Around 76 years into America’s obsession with aliens – during which the nation has been gripped by reports of flying saucers, weird lights, and the mysteries of Area 51 – the scientific community is finally taking charge. But how do you sift the fancies of conspiracy theories from incidents worthy of investigation? What hallmarks separate a genuine anomaly from a curiously shaped cloud or Chinese balloon? And why are researchers finally paying attention?

A telling pattern

In the summer of 1947, a strange new kind of hysteria swept across the US. From California to Maine, and Michigan to Texas, people began reporting sightings of unusually-shaped objects with a characteristically flat, disc-like appearance in the sky.
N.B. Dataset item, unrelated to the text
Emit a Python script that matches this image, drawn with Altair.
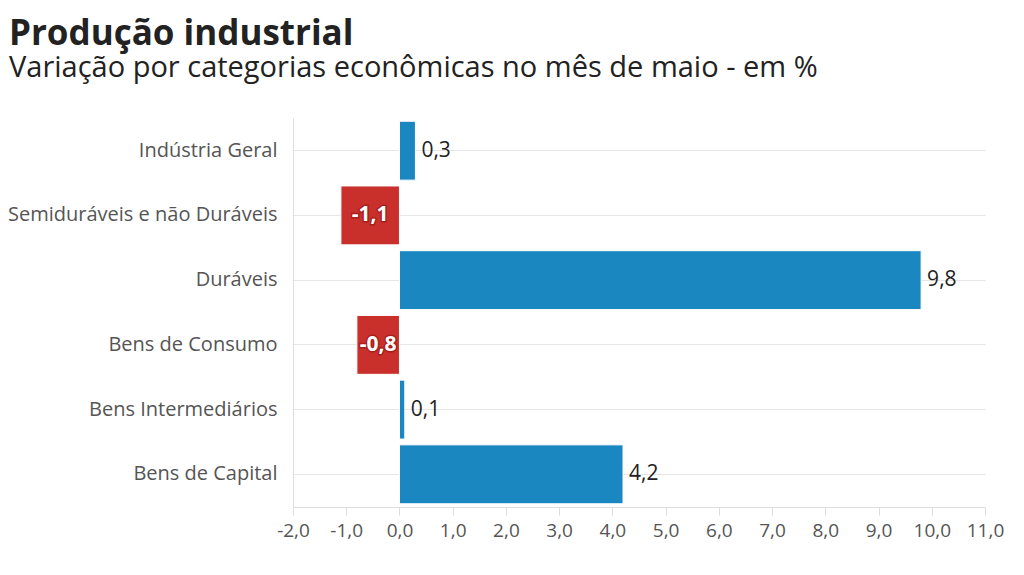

It all began with an aviator and businessman from Idaho. Kenneth Arnold had been searching for a downed military aircraft in his single-engine CallAir A-2 one June afternoon, when he saw a bright flash at 10,000ft (3,048m), over the Cascade Mountains in Washington. Nine objects, like giant reflective “pie-pans”, were flipping, banking, and weaving in and out of formation in the sky. Arnold watched them zip from one peak to another and calculated that they must have been moving at an incredible speed – around 1,200mph (1,931km/h), more than twice as fast as the record-holder at the time. This was the beginning of America’s fascination with the flying saucer.